Supplied material:
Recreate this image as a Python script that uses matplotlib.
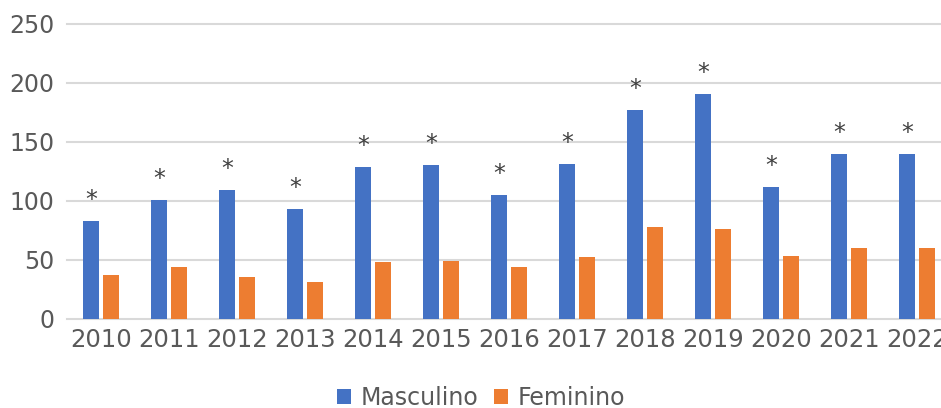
import matplotlib.pyplot as plt
import numpy as np

# chart data
years     = ["2010", "2011", "2012", "2013", "2014", "2015", "2016",
             "2017", "2018", "2019", "2020", "2021", "2022"]
masculino = [83, 101, 109, 93, 129, 130, 105, 131, 177, 191, 112, 140, 140]
feminino  = [37, 44, 35, 31, 48, 49, 44, 52, 78, 76, 53, 60, 60]
marks     = ["*"] * len(years)

BLUE   = "#4472C4"
ORANGE = "#ED7D31"
GREY   = "#595959"
GRID   = "#D9D9D9"

plt.rcParams["font.family"] = ["DejaVu Sans"]

fig = plt.figure(figsize=(9.41, 4.08), dpi=100)
# axes run past the right edge, like the cropped original
ax = fig.add_axes([67 / 941, 89.3 / 408, 884 / 941, 294.7 / 408])

x = np.arange(len(years))
w = 0.235
off = 0.14
ax.bar(x - off, masculino, width=w, color=BLUE, label="Masculino", zorder=3)
ax.bar(x + off, feminino, width=w, color=ORANGE, label="Feminino", zorder=3)

for xi, v, m in zip(x, masculino, marks):
    ax.annotate(m, (xi - off, v), xytext=(0, 6.5), textcoords="offset points",
                ha="center", va="bottom", fontsize=17, color="#404040")

ax.set_xlim(-0.5, len(years) - 0.5)
ax.set_ylim(0, 250)
ax.set_yticks(range(0, 251, 50))
ax.set_xticks(x)
ax.set_xticklabels(years, fontsize=17.5)
ax.tick_params(axis="both", length=0, colors=GREY)
ax.tick_params(axis="y", pad=9, labelsize=17)
ax.tick_params(axis="x", pad=7)

ax.grid(axis="y", color=GRID, linewidth=1.5, zorder=0)
for gl in ax.get_ygridlines():
    gl.set_clip_on(False)
for s in ax.spines.values():
    s.set_visible(False)

# legend centred at x ~ 481 px of the figure
leg = ax.legend(loc="upper center", bbox_to_anchor=(481 / 941, 38.5 / 408),
                bbox_transform=fig.transFigure, ncol=2, frameon=False,
                fontsize=17, labelcolor=GREY, handlelength=0.6,
                handleheight=0.6, handletextpad=0.38, columnspacing=0.68,
                borderpad=0.2)

fig.savefig("out.png", dpi=100, facecolor="white")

Given request:
Quote all the lines above exactly as given. Do not include the pictures.

Exercise answer:
Recreate this image as a Python script that uses matplotlib.
import matplotlib.pyplot as plt
import numpy as np

# chart data
years     = ["2010", "2011", "2012", "2013", "2014", "2015", "2016",
             "2017", "2018", "2019", "2020", "2021", "2022"]
masculino = [83, 101, 109, 93, 129, 130, 105, 131, 177, 191, 112, 140, 140]
feminino  = [37, 44, 35, 31, 48, 49, 44, 52, 78, 76, 53, 60, 60]
marks     = ["*"] * len(years)

BLUE   = "#4472C4"
ORANGE = "#ED7D31"
GREY   = "#595959"
GRID   = "#D9D9D9"

plt.rcParams["font.family"] = ["DejaVu Sans"]

fig = plt.figure(figsize=(9.41, 4.08), dpi=100)
# axes run past the right edge, like the cropped original
ax = fig.add_axes([67 / 941, 89.3 / 408, 884 / 941, 294.7 / 408])

x = np.arange(len(years))
w = 0.235
off = 0.14
ax.bar(x - off, masculino, width=w, color=BLUE, label="Masculino", zorder=3)
ax.bar(x + off, feminino, width=w, color=ORANGE, label="Feminino", zorder=3)

for xi, v, m in zip(x, masculino, marks):
    ax.annotate(m, (xi - off, v), xytext=(0, 6.5), textcoords="offset points",
                ha="center", va="bottom", fontsize=17, color="#404040")

ax.set_xlim(-0.5, len(years) - 0.5)
ax.set_ylim(0, 250)
ax.set_yticks(range(0, 251, 50))
ax.set_xticks(x)
ax.set_xticklabels(years, fontsize=17.5)
ax.tick_params(axis="both", length=0, colors=GREY)
ax.tick_params(axis="y", pad=9, labelsize=17)
ax.tick_params(axis="x", pad=7)

ax.grid(axis="y", color=GRID, linewidth=1.5, zorder=0)
for gl in ax.get_ygridlines():
    gl.set_clip_on(False)
for s in ax.spines.values():
    s.set_visible(False)

# legend centred at x ~ 481 px of the figure
leg = ax.legend(loc="upper center", bbox_to_anchor=(481 / 941, 38.5 / 408),
                bbox_transform=fig.transFigure, ncol=2, frameon=False,
                fontsize=17, labelcolor=GREY, handlelength=0.6,
                handleheight=0.6, handletextpad=0.38, columnspacing=0.68,
                borderpad=0.2)

fig.savefig("out.png", dpi=100, facecolor="white")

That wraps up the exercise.